Weakly-supervised Temporal Action Localization (WTAL) has achieved notable success but still suffers from a lack of temporal annotations, leading to a performance and framework gap compared with fully-supervised methods. While recent approaches employ pseudo labels for training, three key challenges: generating high-quality pseudo labels, making full use of different priors, and optimizing training methods with noisy labels remain unresolved. Due to these perspectives, we propose PseudoFormer, a novel two-branch framework that bridges the gap between weakly and fully-supervised Temporal Action Localization (TAL). We first introduce RickerFusion, which maps all predicted action proposals to a global shared space to generate pseudo labels with better quality. Subsequently, we leverage both snippet-level and proposal-level labels with different priors from the weak branch to train the regression-based model in the full branch. Finally, the uncertainty mask and iterative refinement mechanism are applied for training with noisy pseudo labels. PseudoFormer achieves state-of-the-art WTAL results on the two commonly used benchmarks, THUMOS14 and ActivityNet1.3. Besides, extensive ablation studies demonstrate the contribution of each component of our method.

Figures (3)

• Figure 1: Our paper aims at addressing the three primary questions: (a) How to improve the quality of generated labels from the base model? (b) What priors could the regression model learn from, and how could it better use them? (c) How to train with noisy labels in uncertainty?

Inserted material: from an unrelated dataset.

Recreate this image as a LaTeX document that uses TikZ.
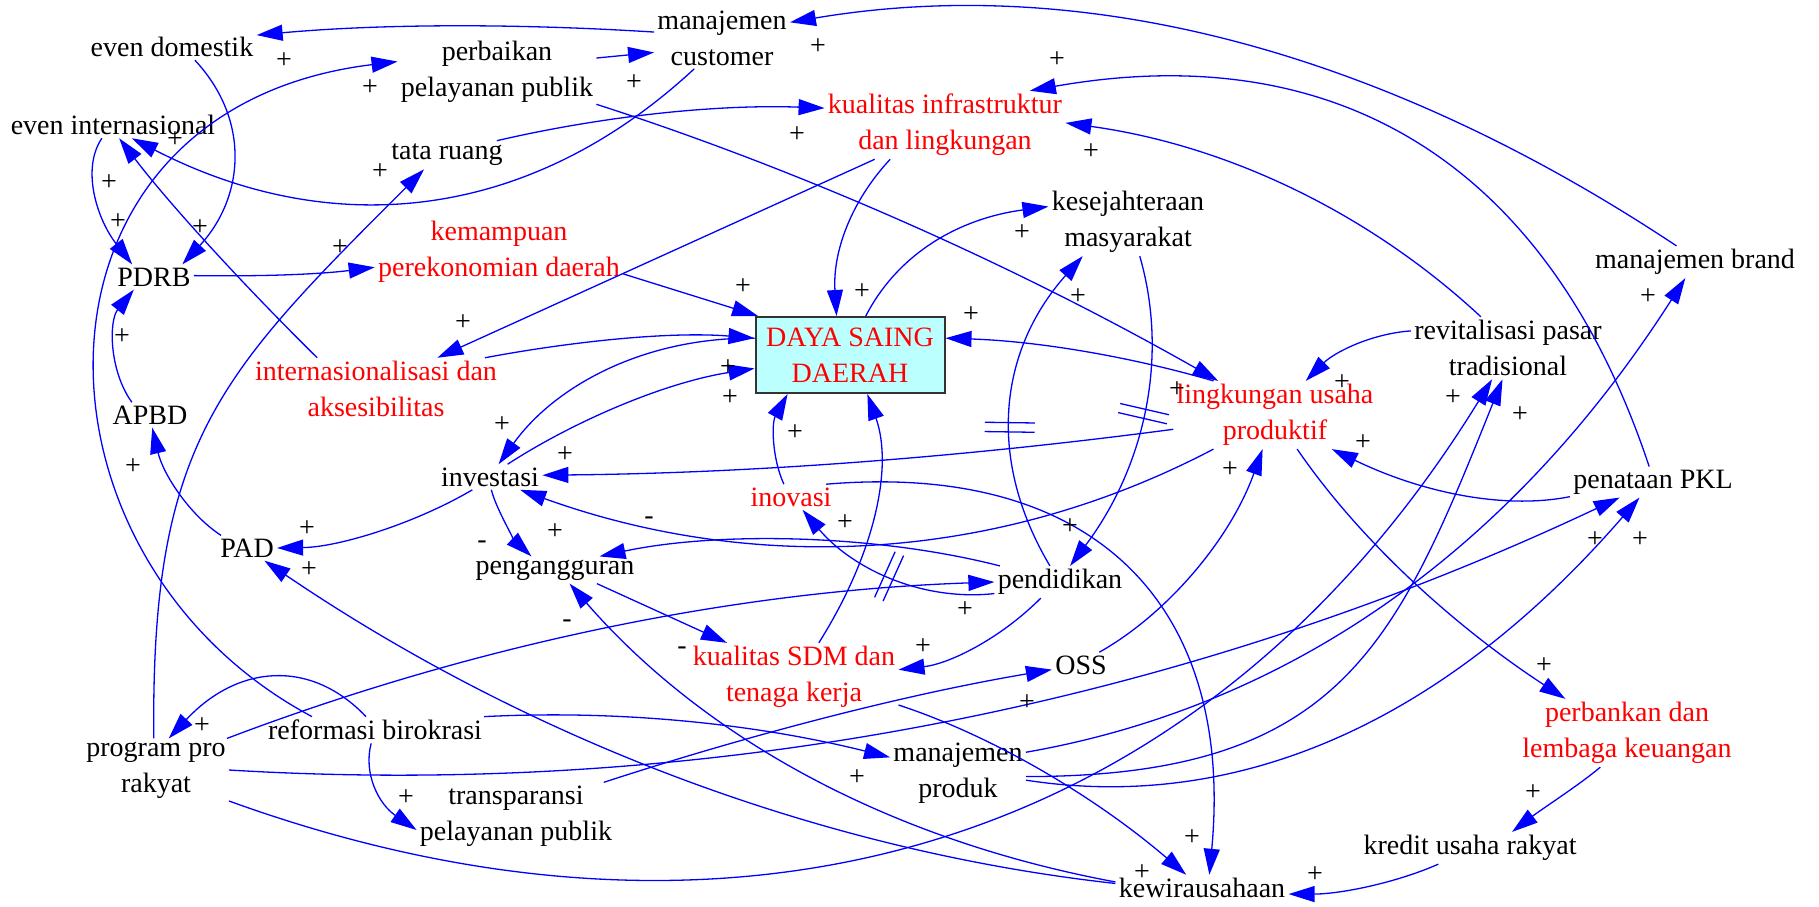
\documentclass[tikz,border=0pt]{standalone}
\usepackage{fontspec}
\setmainfont{Liberation Serif}
\usetikzlibrary{arrows.meta}
\definecolor{linkblue}{RGB}{0,0,255}
\definecolor{keyred}{RGB}{255,0,0}
\definecolor{boxcyan}{RGB}{187,255,255}
\newcommand{\delaybars}{\textcolor{linkblue}{\rule{0.65pt}{25pt}\hspace{4pt}\rule{0.65pt}{25pt}}}

\begin{document}
\begin{tikzpicture}[x=0.5pt,y=-0.5pt,
    var/.style={font=\fontsize{14pt}{18pt}\selectfont,align=center,inner sep=1.5pt},
    key/.style={var,text=keyred},
    box/.style={key,draw=black!80,fill=boxcyan,line width=1pt,minimum width=94.5pt,minimum height=38pt},
    sign/.style={font=\fontsize{14pt}{18pt}\selectfont,inner sep=0pt},
    link/.style={draw=linkblue,line width=0.65pt,-{Triangle[length=13pt,width=8pt]}},
    delaymark/.style={sloped,inner sep=0pt,anchor=center}]
  \useasboundingbox (0,0) rectangle (1819,906);

  \node[var] (evdom) at (172,47) {even domestik};
  \node[var] (evint) at (113,125) {even internasional};
  \node[var] (pdrb) at (154,277) {PDRB};
  \node[var] (apbd) at (150,415) {APBD};
  \node[var] (pad) at (247,548) {PAD};
  \node[var] (perbaikan) at (497,72) {perbaikan\\pelayanan publik};
  \node[var] (mcust) at (722,38) {manajemen\\customer};
  \node[var] (tata) at (447,155) {tata ruang};
  \node[key] (kinfra) at (945,125) {kualitas infrastruktur\\dan lingkungan};
  \node[key] (kemampuan) at (499,252) {kemampuan\\perekonomian daerah};
  \node[key] (intl) at (376,389) {internasionalisasi dan\\aksesibilitas};
  \node[box] (dsd) at (850,355) {DAYA SAING\\DAERAH};
  \node[var] (kesej) at (1128,222) {kesejahteraan\\masyarakat};
  \node[key] (lingk) at (1275,415) {lingkungan usaha\\produktif};
  \node[var] (revit) at (1508,348) {revitalisasi pasar\\tradisional};
  \node[var] (mbrand) at (1695,262) {manajemen brand};
  \node[var] (invest) at (490,477) {investasi};
  \node[key] (inov) at (791,497) {inovasi};
  \node[var] (pkl) at (1653,482) {penataan PKL};
  \node[var] (pengang) at (555,570) {pengangguran};
  \node[var] (pendid) at (1060,582) {pendidikan};
  \node[key] (ksdm) at (794,677) {kualitas SDM dan\\tenaga kerja};
  \node[var] (oss) at (1081,665) {OSS};
  \node[key] (perbankan) at (1627,733) {perbankan dan\\lembaga keuangan};
  \node[var] (reform) at (375,730) {reformasi birokrasi};
  \node[var] (program) at (156,770) {program pro\\rakyat};
  \node[var] (mprod) at (958,773) {manajemen\\produk};
  \node[var] (transp) at (516,816) {transparansi\\pelayanan publik};
  \node[var] (kewira) at (1202,888) {kewirausahaan};
  \node[var] (kredit) at (1470,848) {kredit usaha rakyat};

  \draw[link] (mcust.175) .. controls +(-143,-9) and +(121,-11) .. (evdom.8);
  \draw[link] (mbrand.139) .. controls +(-292,-194) and +(296,-50) .. (mcust.13);
  \draw[link] (pkl.104) .. controls +(-101,-304) and +(306,-54) .. (kinfra.22);
  \draw[link] (revit.131) .. controls +(-113,-105) and +(160,22) .. (kinfra.1);
  \draw[link] (mcust.228) .. controls +(-165,153) and +(200,103) .. (evint.325);
  \draw[link] (perbaikan.8) -- (mcust.192);
  \draw[link] (tata.16) .. controls +(103,-24) and +(-110,-4) .. (kinfra.172);
  \draw[link] (perbaikan.342) .. controls +(202,65) and +(-206,-117) .. (lingk.149);
  \draw[link] (kinfra.212) .. controls +(-40,43) and +(-4,-63) .. (dsd.109);
  \draw[link] (kinfra.206) -- (intl.27);
  \draw[link] (kemampuan.350) -- (dsd.157);
  \draw[link] (intl.16) .. controls +(85,-16) and +(-85,-7) .. (dsd.170);
  \draw[link] (dsd.170) .. controls +(-111,-1) and +(56,-78) .. (invest.56);
  \draw[link] (invest.36) .. controls +(68,-44) and +(-89,14) .. (dsd.188);
  \draw[link] (dsd.68) .. controls +(32,-62) and +(-90,12) .. (kesej.169);
  \draw[link] (lingk.151) .. controls +(-82,-24) and +(93,3) .. (dsd.10);
  \draw[link] (revit.170) .. controls +(-41,3) and +(28,-28) .. (lingk.48);
  \draw[link] (kesej.289) .. controls +(30,104) and +(73,-97) .. (pendid.58)
    node[delaymark,pos=.5] (lag1) {\delaybars};
  \draw[link] (pendid.122) .. controls +(-62,-104) and +(-86,97) .. (kesej.217)
    node[delaymark,pos=.44] (lag2) {\delaybars};
  \draw[link] (lingk.188) .. controls +(-212,28) and +(210,-2) .. (invest.2);
  \draw[link] (lingk.209) .. controls +(-221,116) and +(230,83) .. (invest.337);
  \draw[link] (pendid.165) .. controls +(-125,-32) and +(118,-25) .. (pengang.17);
  \draw[link] (pendid.190) .. controls +(-74,8) and +(49,58) .. (inov.312)
    node[delaymark,pos=.5] (lag3) {\delaybars};
  \draw[link] (invest.276) .. controls +(5,20) and +(-15,-14) .. (pengang.150);
  \draw[link] (invest.216) .. controls +(-56,33) and +(63,-1) .. (pad.0);
  \draw[link] (pad.154) .. controls +(-31,-20) and +(11,47) .. (apbd.280);
  \draw[link] (apbd.145) .. controls +(-23,-32) and +(-25,31) .. (pdrb.212);
  \draw[link] (evint.230) .. controls +(-21,31) and +(-35,-45) .. (pdrb.150);
  \draw[link] (evdom.330) .. controls +(56,60) and +(62,-67) .. (pdrb.24);
  \draw[link] (pdrb.2) .. controls +(68,1) and +(-55,7) .. (kemampuan.187);
  \draw[link] (intl.152) .. controls +(-72,-71) and +(52,68) .. (evint.295);
  \draw[link] (reform.168) .. controls +(-300,-160) and +(-388,47) .. (perbaikan.174);
  \draw[link] (program.94) .. controls +(-3,-296) and +(-206,206) .. (tata.212);
  \draw[link] (reform.124) .. controls +(-55,-58) and +(69,-74) .. (program.68);
  \draw[link] (reform.254) .. controls +(-8,30) and +(-38,-26) .. (transp.188);
  \draw[link] (reform.7) .. controls +(138,-7) and +(-132,-33) .. (mprod.167);
  \draw[link] (program.24) .. controls +(245,-93) and +(-263,9) .. (pendid.180);
  \draw[link] (program.0) .. controls +(478,29) and +(-439,207) .. (pkl.205);
  \draw[link] (program.337) .. controls +(505,183) and +(-291,472) .. (revit.243);
  \draw[link] (mprod.17) .. controls +(269,-47) and +(-171,267) .. (mbrand.239);
  \draw[link] (mprod.357) .. controls +(314,0) and +(-107,267) .. (revit.260);
  \draw[link] (mprod.354) .. controls +(219,34) and +(-189,218) .. (pkl.229);
  \draw[link] (pkl.190) .. controls +(-65,13) and +(91,44) .. (lingk.329);
  \draw[link] (lingk.303) .. controls +(63,92) and +(-110,-72) .. (perbankan.151);
  \draw[link] (perbankan.232) .. controls +(-20,17) and +(30,-23) .. (kredit.21);
  \draw[link] (kredit.207) .. controls +(-43,19) and +(51,0) .. (kewira.356);
  \draw[link] (inov.20) .. controls +(271,-23) and +(25,-267) .. (kewira.61);
  \draw[link] (inov.119) .. controls +(-12,-26) and +(-16,29) .. (dsd.212);
  \draw[link] (ksdm.54) .. controls +(56,-89) and +(26,73) .. (dsd.294);
  \draw[link] (pengang.342) -- (ksdm.153);
  \draw[link] (pendid.220) .. controls +(-41,41) and +(51,-6) .. (ksdm.4);
  \draw[link] (ksdm.345) .. controls +(92,30) and +(-92,-79) .. (kewira.140);
  \draw[link] (kewira.176) .. controls +(-226,-42) and +(135,155) .. (pengang.317);
  \draw[link] (kewira.177) .. controls +(-298,-33) and +(261,177) .. (pad.324);
  \draw[link] (transp.21) .. controls +(144,-47) and +(-148,25) .. (oss.189);
  \draw[link] (oss.35) .. controls +(66,-37) and +(-33,92) .. (lingk.250);

  \foreach \x/\y [count=\i] in {284/61, 370/88, 175/140, 109/183, 118/222, 200/228,
      380/172, 340/248, 122/337, 463/323, 818/47, 634/83, 797/135, 743/287, 862/292,
      728/368, 730/398, 502/425, 565/455, 795/433, 1057/60, 1091/152, 1022/233,
      1078/297, 971/315, 1177/390, 1342/383, 1363/443, 1648/297, 1453/398, 1520/415,
      133/467, 307/529, 309/570, 202/726, 406/798, 555/532, 845/523, 857/778,
      1230/470, 1070/527, 965/610, 923/647, 1027/703, 1192/838, 1142/873, 1315/875,
      1595/540, 1640/540, 1544/666, 1533/793}
    \node[sign] (plus\i) at (\x,\y) {+};
  \foreach \x/\y [count=\i] in {482/545, 649/521, 567/624, 682/651}
    \node[sign] (minus\i) at (\x,\y) {-};
\end{tikzpicture}
\end{document}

• Figure 2: Overall framework of PseudoFormer. (a) Weak Branch: After feature extraction, the base model predicts agnostic attention and classification scores. Using Multi-instance Learning (MIL) with video-level labels, it outputs proposals and the snippt-level predictions (SPs). (b) Full Branch: A regression-based model is trained on the snippt-level predictions (SPs), pseudo proposals, and uncertainty mask, and is used for final inference. (c) RickerFusion: To improve the quality of pseudo labels, RickerFusion maps predictions across perception scales into a shared space, producing better pseudo labels by fusing predictions from the weak branch. (d) Mask Generation: To train with noisy pseudo labels, an uncertainty mask is applied to proposal boundaries, and the uncertain regions gradually decrease after the warm-up epoch. The pseudo proposals and the uncertainty mask are iteratively refined during training.
• Figure 3: Visualization for ground truth on a test video, base model (DELU), after RickerFusion and PseudoFormer. For Base Model and PseudoFormer, we visualize the top-4 proposals overlapping the ground truth. With the input video, PseudoFormer produces more consistent and accurate predictions.